There is a consumer stereotype that goldfish can be kept in small bowls. Unfortunately, the risk of stunting, deoxygenation, ammonia/nitrite poisoning caused by such a small environment means that this is hardly a suitable home for a gold, let alone any fish. It is truly funny and sad when somebody says that their fish 'lived for 4 years in a bowl and grew to a whopping 3 inches!' (7.5 cm) Most goldfish don't make it past a week in these unsuitable environments. Even among otherwise excellent aquarists, there is still an opinion that it is acceptable to keep these fish in small (under 50 gallons) tanks. Perhaps these people have never seen a full-sized goldfish, and this is not surprising, considering the fate that most golds suffer.


There exists a great deal of conflicting information on the best way to care for a goldfish, or rather, on the best feasible ways to care for one. The best solution is to build an indoor pond, as this would provide the benefits of an outdoor pond without the risk presented by raccoons, kingfishers, children, and weather. As for indoor care, there are a few general tips that should be noted.

  • A quality mechanical filtration system rated for at least twice the volume of your tank is optimal for most tanks. Goldfish produce copious amounts of waste, and this factor must be constantly dealt with to prevent ammonia spikes.
  • Undergravel filtration is usually not recommended for most goldfish tanks. These systems require up to six months to establish, and goldfish produce far too much waste. The filter plate will clog with detrious and become useless within a matter of weeks. Not only that, but these systems are only effective in tanks under 40 gallons, while most goldfish pairs or trios require 55 gallon tanks by the time they are fully grown.
  • Floating pellets (particularly floating pond pellets) are one of the best staple foods for fish. Uneaten food can be removed easily, and the fish have no trouble finding the food before it dissolves.

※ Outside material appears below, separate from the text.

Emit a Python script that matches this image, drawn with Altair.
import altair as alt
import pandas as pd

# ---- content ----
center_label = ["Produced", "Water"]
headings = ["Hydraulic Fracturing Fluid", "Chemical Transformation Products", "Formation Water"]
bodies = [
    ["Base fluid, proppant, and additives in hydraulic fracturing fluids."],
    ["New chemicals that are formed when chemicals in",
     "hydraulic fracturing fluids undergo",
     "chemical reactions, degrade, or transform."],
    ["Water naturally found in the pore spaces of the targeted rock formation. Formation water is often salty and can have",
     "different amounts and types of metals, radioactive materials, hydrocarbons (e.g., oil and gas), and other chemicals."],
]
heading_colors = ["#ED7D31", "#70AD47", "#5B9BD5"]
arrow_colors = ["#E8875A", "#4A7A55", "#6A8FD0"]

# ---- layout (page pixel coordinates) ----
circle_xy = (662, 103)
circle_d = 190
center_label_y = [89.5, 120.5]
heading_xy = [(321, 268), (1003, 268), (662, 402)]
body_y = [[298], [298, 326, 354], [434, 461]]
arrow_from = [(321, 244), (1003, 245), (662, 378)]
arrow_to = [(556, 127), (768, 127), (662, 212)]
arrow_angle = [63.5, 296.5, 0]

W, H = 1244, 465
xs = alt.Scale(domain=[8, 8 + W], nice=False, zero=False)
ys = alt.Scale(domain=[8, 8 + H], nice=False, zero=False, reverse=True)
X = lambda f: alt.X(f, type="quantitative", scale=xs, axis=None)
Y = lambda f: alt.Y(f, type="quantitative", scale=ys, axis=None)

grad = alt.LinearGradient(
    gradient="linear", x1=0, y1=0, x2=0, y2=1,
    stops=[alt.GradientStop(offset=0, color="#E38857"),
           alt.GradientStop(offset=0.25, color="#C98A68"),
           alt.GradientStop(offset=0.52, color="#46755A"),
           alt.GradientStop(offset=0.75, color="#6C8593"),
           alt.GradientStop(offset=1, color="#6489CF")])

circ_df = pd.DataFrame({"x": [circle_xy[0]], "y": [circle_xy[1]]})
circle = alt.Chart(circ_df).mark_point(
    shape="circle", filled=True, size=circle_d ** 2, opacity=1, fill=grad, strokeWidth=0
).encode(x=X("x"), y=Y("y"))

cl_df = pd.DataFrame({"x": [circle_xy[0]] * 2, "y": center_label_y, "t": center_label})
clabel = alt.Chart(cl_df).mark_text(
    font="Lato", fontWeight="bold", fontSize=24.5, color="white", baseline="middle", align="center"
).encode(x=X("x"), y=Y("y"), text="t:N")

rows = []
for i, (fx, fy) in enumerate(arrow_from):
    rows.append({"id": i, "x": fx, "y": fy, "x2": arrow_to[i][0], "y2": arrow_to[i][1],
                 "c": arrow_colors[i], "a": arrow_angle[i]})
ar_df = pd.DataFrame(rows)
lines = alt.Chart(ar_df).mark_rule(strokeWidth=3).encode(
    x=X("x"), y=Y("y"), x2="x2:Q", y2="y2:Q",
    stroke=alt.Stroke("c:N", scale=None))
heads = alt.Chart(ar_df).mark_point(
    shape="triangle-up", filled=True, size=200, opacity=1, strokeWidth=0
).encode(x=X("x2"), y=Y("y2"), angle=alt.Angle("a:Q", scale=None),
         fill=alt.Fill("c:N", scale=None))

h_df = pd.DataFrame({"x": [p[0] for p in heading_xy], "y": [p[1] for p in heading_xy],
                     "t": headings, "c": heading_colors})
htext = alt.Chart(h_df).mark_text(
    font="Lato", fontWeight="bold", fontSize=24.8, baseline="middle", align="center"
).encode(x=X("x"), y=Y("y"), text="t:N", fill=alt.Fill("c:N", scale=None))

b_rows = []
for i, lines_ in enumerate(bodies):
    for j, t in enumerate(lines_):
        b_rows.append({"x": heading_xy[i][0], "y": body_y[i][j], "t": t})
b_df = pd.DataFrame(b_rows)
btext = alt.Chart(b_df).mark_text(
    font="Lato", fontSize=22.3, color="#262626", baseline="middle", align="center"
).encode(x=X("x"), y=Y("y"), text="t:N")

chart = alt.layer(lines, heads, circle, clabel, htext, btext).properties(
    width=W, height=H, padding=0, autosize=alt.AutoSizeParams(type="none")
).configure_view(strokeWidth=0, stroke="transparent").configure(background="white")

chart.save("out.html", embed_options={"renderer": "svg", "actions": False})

  • A twenty gallon long tank is usually a good choice for starting fishkeepers. While most will eventually have to upgrade to fifty gallon tanks, it is best for a beginner to have a tank that doesn't create additional problems. Larger tanks require more planning, more initial investment, and more mechanical inclination in setting it against the right walls and floor joists of the home. It is also nice in the long run to have the twenty gallon tank to use in case of emergency (such as a bigger tank breaking) or as a hospital/quarantine tank.
  • An excellent idea when moving from a smaller (10-20 gallon) to a medium (37-55 gallon) tank is to use your old filter, and add an additional identical unit on the opposite end of the tank. It is nice to plan your filter so that when you move to a larger tank the filter can handle it as well. Two medium size mechanical filters working in conjunction will do wonders for your water quality, as well as ensure that if a filter were to break, there is at least some filtration until a replacement can be obtained.
  • Air pumps are becoming outdated for most standard filtration setups. Air-driven mechanical filters are simply not powerful enough to deal with larger tanks, and should be reserved for fry tanks. The noise of most air pumps is also annoying. Most decorations driven by these air pumps do little to improve the oxygenation of the water. Another simple argument against the air pump is that it does not deal with the problem of tank overcrowding - if fish are gasping for air (lack of dissolved oxygen) it is almost always better to remove fish from the tank rather than resort to gimmicks to try and increase the air. You never want your fishes lives to depend on an electrical device being able to run constantly, as in the event of a failure their lives would be endangered.
  • Lastly, keep the tank cold. Goldfish cannot be mixed with tropical fish, and indeed it is not even a good idea to mix them with other fish. Most catfish (i.e. plecos) that can be kept in coldwater get too big to keep in the tank, and they are a danger to the goldfish. Numerous accounts can be found of cases where a goldfish was injured, and a catfish will take a liking to sucking on the wounds. There are also a few stories of celestial goldfishes eyeballs being sucked out by a wandering algae eater. The bottom line, don't mix.